## Written task:
In the material below, please retype the lines from the very first through the one with "edgecolor='black', linewidth=1.0, zorder=3)", exactly and without pictures.

## Material provided:
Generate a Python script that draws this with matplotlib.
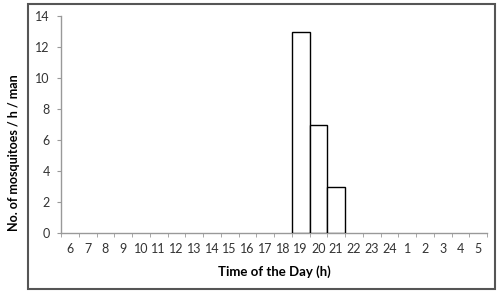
import matplotlib
matplotlib.use("Agg")
import matplotlib.pyplot as plt
from matplotlib.patches import Rectangle

hours = ["6","7","8","9","10","11","12","13","14","15","16","17","18","19","20","21","22","23","24","1","2","3","4","5"]
counts = [0,0,0,0,0,0,0,0,0,0,0,0,0,13,7,3,0,0,0,0,0,0,0,0]

plt.rcParams['font.family'] = ['Lato', 'DejaVu Sans']

fig = plt.figure(figsize=(5.0, 2.93), dpi=100)
fig.patch.set_facecolor('white')
ax = fig.add_axes([0.122, 0.2048, 0.852, 0.7402])

x = list(range(len(hours)))
vals = [c if c > 0 else float('nan') for c in counts]
ax.bar(x, vals, width=1.0, facecolor='white', edgecolor='black', linewidth=1.0, zorder=3)

ax.set_xlim(-0.5, len(hours) - 0.5)
ax.set_ylim(0, 14)
ax.set_yticks(range(0, 15, 2))
ax.set_xticks(x)
ax.set_xticklabels(hours)
ax.set_xticks([i - 0.5 for i in range(len(hours) + 1)], minor=True)
ax.tick_params(axis='x', which='major', length=0, pad=7, labelsize=9, labelcolor='#333333')
ax.tick_params(axis='x', which='minor', length=3, color='#999999', direction='out')
ax.tick_params(axis='y', length=3, color='#999999', labelsize=9, labelcolor='#333333', pad=5)

for s in ['top', 'right']:
    ax.spines[s].set_visible(False)
for s in ['left', 'bottom']:
    ax.spines[s].set_color('#999999')
    ax.spines[s].set_linewidth(1.0)

ax.set_xlabel('Time of the Day (h)', fontsize=9.5, fontweight='bold', va='center')
ax.xaxis.set_label_coords(0.5, -0.18)
ax.set_ylabel('No. of mosquitoes / h / man', fontsize=9, fontweight='bold', va='center')
ax.yaxis.set_label_coords(-0.111, 0.37)

fig.patches.append(Rectangle((28/500, 1 - 289/293), (495-28)/500, (289-4)/293,
                             transform=fig.transFigure, fill=False,
                             edgecolor='#555555', linewidth=1.5))

fig.savefig('out.png', dpi=100)
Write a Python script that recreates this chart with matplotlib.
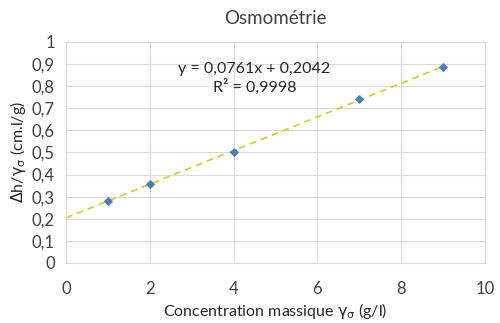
import numpy as np
import matplotlib.pyplot as plt
from matplotlib.ticker import FuncFormatter

plt.rcParams['font.family'] = ['Lato', 'DejaVu Sans']
plt.rcParams['mathtext.fontset'] = 'dejavusans'

# mass concentration (g/l) and reduced height difference (cm.l/g)
conc = [1, 2, 4, 7, 9]
dh_red = [0.28, 0.358, 0.50, 0.74, 0.888]

# linear trendline as displayed on the chart
slope = 0.0761
intercept = 0.2042
r2 = 0.9998

fig = plt.figure(figsize=(5, 3.23), dpi=100)
ax = fig.add_axes([0.132, 0.186, 0.838, 0.684])

xs = np.array([0, max(conc)])
ax.plot(xs, slope * xs + intercept, ls=(0, (4, 3)), color='#c8d02a', lw=1.2, zorder=2)
ax.scatter(conc, dh_red, marker='D', s=14, color='#4a7ebb', zorder=3)

ax.set_xlim(0, 10)
ax.set_ylim(0, 1)
ax.set_xticks(np.arange(0, 11, 2))
ax.set_yticks(np.arange(0, 1.01, 0.1))
comma = FuncFormatter(lambda v, p: ('%g' % round(v, 1)).replace('.', ','))
ax.xaxis.set_major_formatter(comma)
ax.yaxis.set_major_formatter(comma)
ax.grid(True, color='#d9d9d9', lw=0.8)
ax.set_axisbelow(True)
for s in ax.spines.values():
    s.set_color('#d9d9d9')
ax.tick_params(length=0, labelsize=12, colors='#404040', pad=8)
ax.tick_params(axis='x', pad=13)

ax.set_title('Osmométrie', fontsize=13.5, color='#404040', pad=13)
ax.set_xlabel(r'Concentration massique $\mathrm{\gamma_\sigma}$ (g/l)', fontsize=11.5,
              color='#262626', labelpad=3)
ax.set_ylabel(r'$\Delta$h/$\mathrm{\gamma_\sigma}$ (cm.l/g)', fontsize=11.5,
              color='#262626', labelpad=3)

eq = 'y = %sx + %s' % (('%.4f' % slope).replace('.', ','), ('%.4f' % intercept).replace('.', ','))
ax.text(4.5, 0.878, eq, ha='center', va='center', fontsize=11.5, color='#262626')
ax.text(4.5, 0.795, 'R² = %s' % ('%.4f' % r2).replace('.', ','), ha='center', va='center',
        fontsize=11.5, color='#262626')

fig.savefig('out.png', dpi=100)
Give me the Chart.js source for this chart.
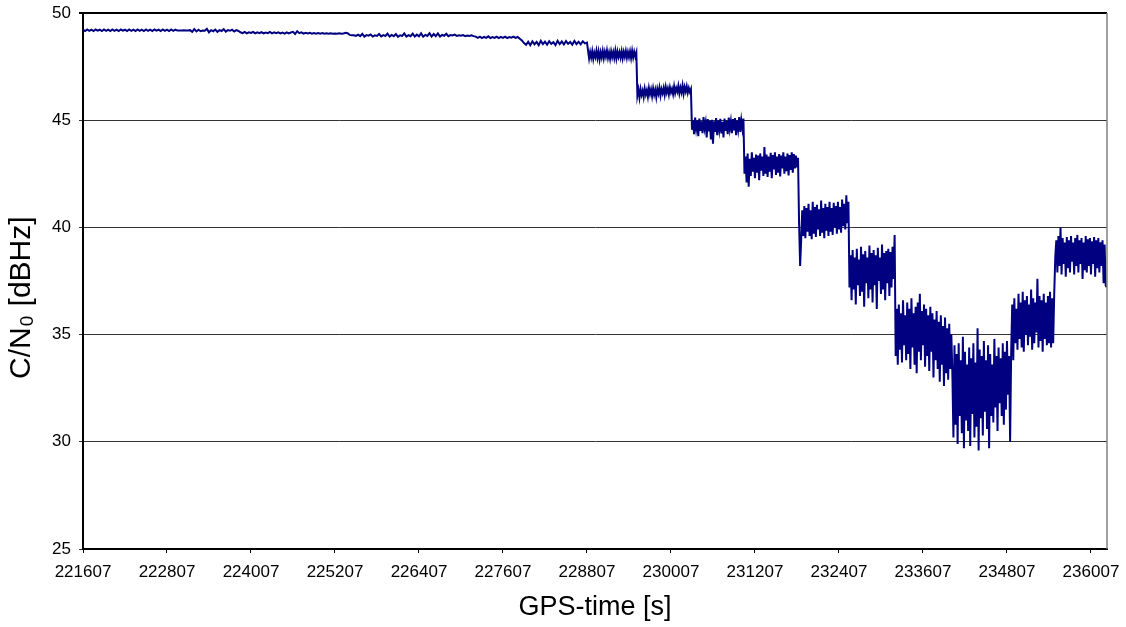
<!DOCTYPE html>
<html>
<head>
<meta charset="utf-8">
<script src="https://cdn.jsdelivr.net/npm/chart.js@4.4.1/dist/chart.umd.min.js"></script>
<style>
    html, body { margin: 0; padding: 0; background: #fff; }
    #wrap { width: 1126px; height: 627px; }
</style>
</head>
<body>
<div id="wrap"><canvas id="cnoChart" width="1126" height="627"></canvas></div>
<script>
// stable part: sampled every 30 s from the first GPS time
const stableStart = 221607;
const stableStep = 30;
const stableValues = [
    // ~49.2 flat start
    49.22,49.16,49.23,49.17,49.22,49.16,49.23,49.18,49.22,49.16,
    49.23,49.17,49.22,49.16,49.23,49.17,49.22,49.16,49.23,49.18,
    49.22,49.16,49.23,49.17,49.22,49.16,49.23,49.17,49.22,49.16,
    49.23,49.17,49.22,49.16,49.23,49.18,49.22,49.16,49.23,49.17,
    49.22,49.16,49.23,49.17,49.22,49.18,
    49.18,49.18,49.19,49.18,49.18,49.2,49.12,49.25,49.14,49.22,
    49.15,49.18,49.17,49.26,49.1,49.2,49.15,49.23,49.12,49.2,
    49.16,49.25,49.13,49.2,49.17,49.22,49.14,49.2,49.16,
    // ~49.1
    49.1,49.06,49.12,49.05,49.1,49.07,49.12,49.05,49.1,49.06,
    49.11,49.05,49.09,49.06,49.12,49.05,49.1,49.06,49.1,49.05,
    49.09,49.04,49.1,49.05,49.09,49.12,49.02,49.15,49.06,49.1,
    49.04,49.08,49.05,49.08,49.04,49.07,49.04,49.07,49.03,49.06,
    49.03,49.05,49.03,49.05,49.03,49.04,49.03,49.05,49.03,49.04,
    49.08,49.06,48.98,48.96,
    // ~48.95
    48.96,48.93,48.99,48.92,49.03,48.9,48.97,48.94,49.0,48.9,
    48.96,48.93,49.02,48.91,48.97,48.93,49.04,48.9,48.98,48.92,
    49.02,48.89,48.96,48.93,49.05,48.9,48.97,48.92,49.04,48.9,
    48.99,48.91,49.05,48.89,48.98,48.93,49.06,48.9,49.02,48.92,
    49.05,48.9,48.98,48.94,49.03,48.92,48.97,48.95,48.99,48.93,
    48.96,48.94,48.97,48.92,48.95,48.93,48.96,48.92,
    // ~48.87
    48.9,48.84,48.9,48.83,48.89,48.84,48.91,48.83,48.88,48.84,
    48.9,48.83,48.89,48.84,48.9,48.83,48.88,48.85,48.9,48.84,
    48.88,48.8,48.72,
    // ~48.6
    48.6,48.52,48.66,48.5,48.68,48.54,48.65,48.5,48.7,48.55,
    48.66,48.52,48.68,48.56,48.64,48.5,48.7,48.55,48.67,48.53,
    48.69,48.56,48.65,48.52,48.7,48.55,48.66,48.54,48.68,48.58,48.62
];

// fading part: sampled every 15 s, continues right after the stable part
const fadingStart = 228837;
const fadingStep = 15;
const fadingValues = [
    // ~48.05
    47.88,48.18,47.92,48.22,47.86,48.15,47.95,48.24,47.9,48.2,
    47.84,48.17,47.93,48.23,47.89,48.19,47.96,48.25,47.91,48.16,
    47.87,48.21,47.94,48.18,47.9,48.24,47.88,48.2,47.95,48.17,
    47.92,48.22,47.89,48.19,47.96,48.23,47.91,48.18,47.94,48.21,
    47.9,48.24,47.93,48.19,47.97,48.15,
    // ~46.35
    46.15,46.42,46.05,46.45,46.18,46.38,46.08,46.47,46.2,46.4,
    46.1,46.5,46.22,46.44,46.12,46.48,46.19,46.42,46.07,46.46,
    46.24,46.52,46.15,46.45,46.26,46.5,46.18,46.55,46.28,46.48,
    46.2,46.53,46.3,46.47,46.22,46.58,46.27,46.5,46.33,46.6,
    46.25,46.52,46.3,46.62,46.24,46.55,46.34,46.58,46.28,46.5,
    46.32,46.45,
    // ~44.75
    44.55,45.0,44.35,45.12,44.6,44.98,44.25,45.08,44.5,44.95,
    44.4,45.15,44.62,44.9,44.2,45.05,44.48,44.97,44.1,45.02,
    43.9,44.95,44.45,45.1,44.3,44.98,44.55,45.06,44.38,44.92,
    44.2,45.08,44.5,44.97,44.35,45.12,44.6,44.95,44.4,45.05,
    44.52,45.1,44.3,44.98,44.58,45.15,44.45,45.0,44.62,45.08,
    // ~42.9
    42.5,43.3,42.1,43.45,41.9,43.2,42.4,43.5,42.6,43.25,
    42.3,43.4,42.55,43.35,42.2,43.45,42.65,43.3,42.4,43.75,
    42.5,43.4,42.35,43.3,42.6,43.48,42.3,43.38,42.7,43.5,
    42.45,43.3,42.55,43.42,42.38,43.35,42.75,43.5,42.5,43.3,
    42.62,43.45,42.42,43.38,42.68,43.5,42.55,43.42,42.75,43.35,
    42.8,43.25,
    // ~40.4
    40.2,38.2,39.4,40.8,39.6,41.0,39.5,40.9,39.8,41.1,
    39.6,40.8,39.45,41.2,39.7,40.95,39.55,41.05,39.9,40.85,
    39.6,41.25,39.75,40.9,39.5,41.1,39.85,40.95,39.6,41.2,
    39.8,40.9,39.65,41.15,40.0,41.0,39.7,41.2,39.9,40.95,
    39.75,41.3,40.05,41.1,39.9,41.5,40.2,41.2,
    // ~37.9
    37.2,38.7,36.6,38.95,37.1,38.6,36.4,39.0,37.3,38.5,
    36.8,39.1,37.0,38.75,36.3,38.9,37.4,38.6,36.7,39.15,
    37.1,38.8,36.5,38.95,37.3,38.7,36.2,39.05,37.5,38.6,
    36.9,39.2,37.1,38.8,36.6,38.9,37.4,39.0,36.8,38.85,
    37.2,39.1,37.6,39.65,
    // ~35
    34.0,36.2,33.6,36.4,34.3,36.0,33.7,36.6,34.5,35.9,
    33.8,36.5,34.1,36.2,33.4,36.7,34.4,36.0,33.6,36.3,
    33.2,36.5,34.2,36.9,33.8,36.1,34.5,36.4,33.5,36.2,
    34.0,35.9,33.3,36.3,34.2,36.0,33.0,35.7,33.8,36.1,
    33.4,35.6,32.8,35.9,33.6,35.4,32.6,35.8,33.2,35.3,
    32.9,35.5,33.4,35.0,
    // ~32.7 (minimum)
    33.2,30.2,34.5,30.8,34.1,29.9,34.6,31.2,33.8,30.4,
    34.9,29.7,34.2,31.0,33.6,30.5,34.4,29.8,33.9,31.3,
    34.6,30.2,33.7,30.7,35.3,29.6,34.3,31.1,34.0,30.3,
    34.7,31.4,33.8,30.6,34.5,29.7,34.1,31.2,33.6,30.9,
    34.8,31.6,34.0,30.5,34.4,31.8,33.9,31.2,34.6,30.8,
    34.2,31.5,34.7,32.2,34.0,30.0,
    // ~35.7
    34.2,36.4,33.8,36.7,34.6,36.2,34.3,36.9,34.8,36.5,
    34.4,37.0,34.2,36.6,35.0,36.8,34.5,36.4,34.9,37.1,
    34.3,36.7,34.6,36.5,35.1,37.6,34.4,36.8,34.7,36.6,
    34.2,36.9,34.8,36.5,34.5,36.8,34.6,37.0,34.4,36.7,
    34.6,36.9,
    // ~38.5
    38.6,39.4,37.9,39.6,38.2,40.0,37.8,39.5,38.3,39.3,
    37.7,39.55,38.1,39.4,37.9,39.6,38.4,39.3,37.8,39.5,
    38.2,39.65,37.9,39.4,38.3,39.5,37.6,39.3,38.0,39.6,
    37.9,39.45,38.2,39.5,37.8,39.35,38.3,39.55,37.7,39.4,
    38.1,39.5,37.9,39.3,38.2,39.4,37.4,39.2,37.3,37.2
];

// axis ticks
const xTicks = [221607, 222807, 224007, 225207, 226407, 227607, 228807,
                230007, 231207, 232407, 233607, 234807, 236007];
const xMin = 221607;
const xMax = 236236;
const yTicks = [25, 30, 35, 40, 45, 50];

const points = stableValues.map((v, i) => ({ x: stableStart + i * stableStep, y: v }))
    .concat(fadingValues.map((v, i) => ({ x: fadingStart + i * fadingStep, y: v })));

const fontFamily = '"Liberation Sans", Arial, sans-serif';

// gray frame on the right side of the plot area
const rightFrame = {
    id: 'rightFrame',
    afterDraw(chart) {
        const a = chart.chartArea;
        const ctx = chart.ctx;
        ctx.save();
        ctx.strokeStyle = '#808080';
        ctx.lineWidth = 1.5;
        ctx.beginPath();
        ctx.moveTo(a.right, a.top);
        ctx.lineTo(a.right, a.bottom);
        ctx.stroke();
        ctx.restore();
    }
};

new Chart(document.getElementById('cnoChart').getContext('2d'), {
    type: 'line',
    data: {
        datasets: [{
            data: points,
            borderColor: '#000080',
            borderWidth: 2,
            pointRadius: 0,
            tension: 0,
            fill: false
        }]
    },
    options: {
        responsive: false,
        animation: false,
        events: [],
        layout: { padding: { top: 13, right: 19, left: 0, bottom: 0 } },
        plugins: {
            legend: { display: false },
            tooltip: { enabled: false }
        },
        scales: {
            x: {
                type: 'linear',
                min: xMin,
                max: xMax,
                afterBuildTicks: function (scale) {
                    scale.ticks = xTicks.map(v => ({ value: v }));
                },
                afterFit: function (scale) {
                    scale.height = 78;
                    scale.paddingLeft = 0;
                    scale.paddingRight = 0;
                },
                ticks: {
                    color: '#000',
                    padding: 9,
                    maxRotation: 0,
                    autoSkip: false,
                    font: { family: fontFamily, size: 17 },
                    callback: v => String(v)
                },
                grid: {
                    drawOnChartArea: false,
                    drawTicks: true,
                    tickLength: 4,
                    color: '#000'
                },
                border: { color: '#000', width: 2 },
                title: {
                    display: true,
                    text: 'GPS-time [s]',
                    color: '#000',
                    font: { family: fontFamily, size: 27 },
                    padding: { top: 0, bottom: 3 }
                }
            },
            y: {
                min: 25,
                max: 50,
                afterBuildTicks: function (scale) {
                    scale.ticks = yTicks.map(v => ({ value: v }));
                },
                afterFit: function (scale) {
                    scale.width = 83;
                    scale.paddingTop = 0;
                    scale.paddingBottom = 0;
                },
                ticks: {
                    color: '#000',
                    padding: 8,
                    font: { family: fontFamily, size: 17 }
                },
                grid: {
                    color: ctx => ctx.tick && ctx.tick.value === 50 ? '#000' : '#333',
                    lineWidth: ctx => ctx.tick && ctx.tick.value === 50 ? 2 : 1,
                    drawTicks: true,
                    tickLength: 4
                },
                border: { color: '#000', width: 2 },
                title: {
                    display: true,
                    // trailing spaces nudge the centred title a bit lower, like the original
                    text: 'C/N₀ [dBHz]    ',
                    color: '#000',
                    font: { family: fontFamily, size: 30 },
                    padding: { top: 4, bottom: 0 }
                }
            }
        }
    },
    plugins: [rightFrame]
});
</script>
</body>
</html>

## Answer to the task:
Generate a Python script that draws this with matplotlib.
import matplotlib
matplotlib.use("Agg")
import matplotlib.pyplot as plt
from matplotlib.patches import Rectangle

hours = ["6","7","8","9","10","11","12","13","14","15","16","17","18","19","20","21","22","23","24","1","2","3","4","5"]
counts = [0,0,0,0,0,0,0,0,0,0,0,0,0,13,7,3,0,0,0,0,0,0,0,0]

plt.rcParams['font.family'] = ['Lato', 'DejaVu Sans']

fig = plt.figure(figsize=(5.0, 2.93), dpi=100)
fig.patch.set_facecolor('white')
ax = fig.add_axes([0.122, 0.2048, 0.852, 0.7402])

x = list(range(len(hours)))
vals = [c if c > 0 else float('nan') for c in counts]
ax.bar(x, vals, width=1.0, facecolor='white', edgecolor='black', linewidth=1.0, zorder=3)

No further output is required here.